Various Visualizations of pokemon data

We will now plot various visualizations to explore the dataset further.

1. Histogram

This line of code shown the histogram of the attack column of the pokemon data.

hist(pokemon_data$Attack)

Output:

2. Bar Plot

This line of code shows the of bar plot , giving count for different types of pokemon (type.1).

type_distribution <- table(pokemon_data$Type.1)

barplot(type_distribution, main = "Distribution of Pokemon Types", 
        xlab = "Type", ylab = "Count", col = rainbow(length(type_distribution)))

Output:

3. Scatter Plot

This code generates individual scatter plots for each pair of attributes (Attack vs Defence) with color-coding based on Pokémon types. This approach should be more manageable in terms of computation time. Adjustments can be made based on your specific needs and preferences.

selected_pokemon <- pokemon_data[sample(1:nrow(pokemon_data), 200), ]

scatter_plots <- ggplot(selected_pokemon, aes(x = Attack, y = Defense)) +
    geom_point() +
    labs(title = "Area Plot: Attack vs Defence") +
    theme_minimal()

scatter_plots

Output:

4. Pie Chart

A quick glance at the ratio of legendary to unlegendary Pokémon can be found using a pie chart.

legendary_distribution <- table(pokemon_data$Legendary)
pie(legendary_distribution, main = "Proportion of Legendary Pokemon", 
    labels = c("Non-Legendary", "Legendary"), col = c("skyblue", "lightcoral"))

Output:

Screenshot-(1464) — Pie chart visualization

5. Box Plot

We will create box plots for each pair of attributes (Sp..Def and Sp..Atk) for some selected pokemons.

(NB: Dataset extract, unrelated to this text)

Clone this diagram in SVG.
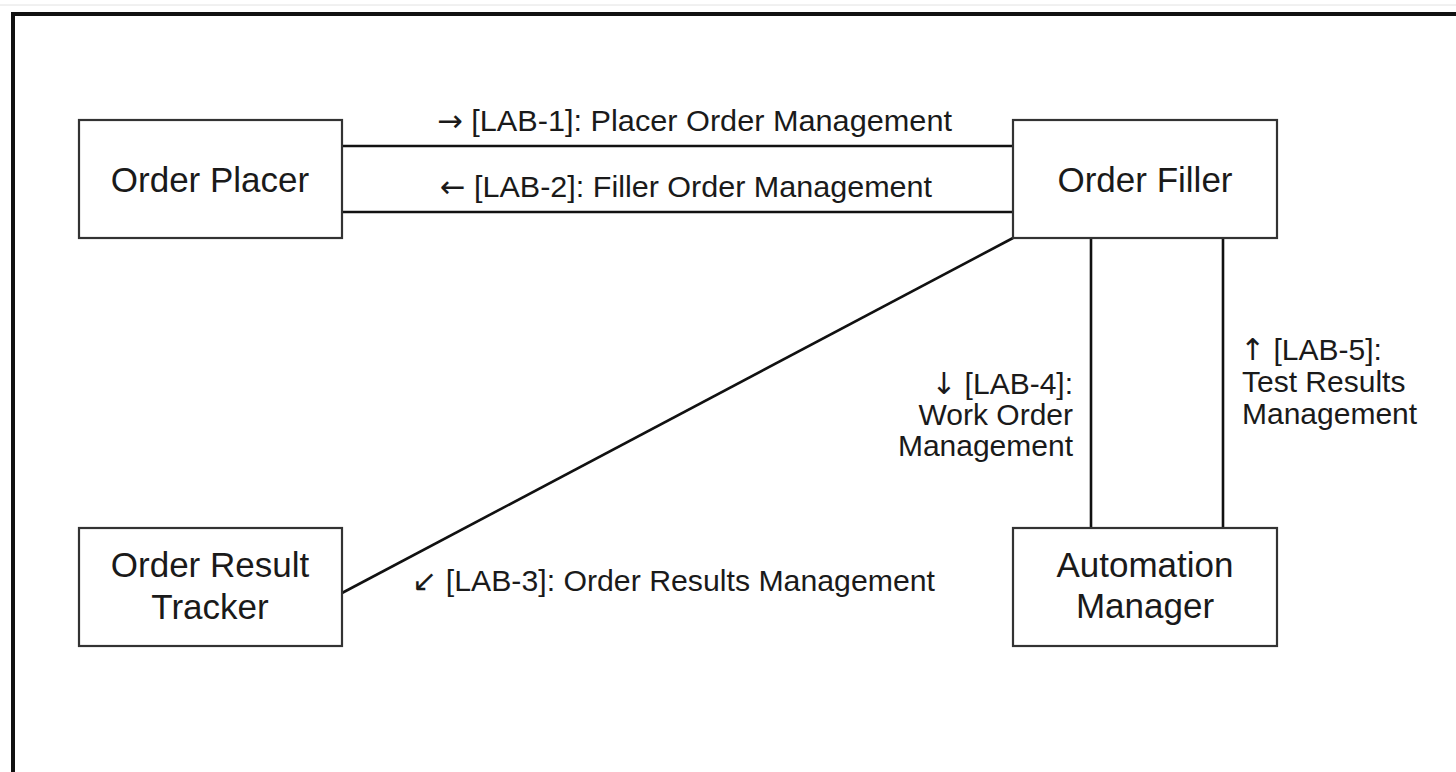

selected_pokemon <- pokemon_data[sample(1:nrow(pokemon_data), 800), ]

box_plots <- list(
  ggplot(selected_pokemon, aes(x = Sp..Atk, y = Sp..Def, color = Type.1)) +
    geom_boxplot()+
    labs(title = "Box plot: Sp.Attack and Sp.Defense")+
    theme_minimal()
  
)

grid.arrange(grobs = box_plots, ncol = 1)

Output:

6. Column Plot

We will create a column plot to showcase speed vs defence for the different type1 pokemons.

scatter_plots <- list(
  ggplot(pokemon_data, aes(x = Speed, y = Defense, color = Type.1)) +
    geom_col()+
    labs(title = "Column Plot: Speed vs Defense") +
    theme_minimal()
  
)
grid.arrange(grobs = scatter_plots, ncol = 1)

Output:

columnplot — Column Plot of Speed VS Defence

7. Step Plot

We randomly select 50 Pokémon from the dataset to simplify visualization. A step plot is then created using ggplot2 to show how Attack varies with HP, colored by the primary type (Type.1). The plot is displayed using grid.arrange(), allowing easy expansion for more plots later.

selected_pokemon <- pokemon_data[sample(1:nrow(pokemon_data), 50), ]

scatter_plots <- list(
  ggplot(selected_pokemon, aes(x = HP, y = Attack, color = Type.1)) +
    geom_step()+
    labs(title = "Step Plot: HP vs Attack") +
    theme_minimal()
  
)
grid.arrange(grobs = scatter_plots, ncol = 1)

Output:

In this article, we explored the rich dataset of Pokémon attributes using R, uncovering patterns and insights through various visualizations and analyses. From examining basic distributions to creating advanced plots, we demonstrated how this data can be used to understand relationships between features. This sets the stage for further exploration, such as clustering similar Pokémon or building predictive models for battle outcomes.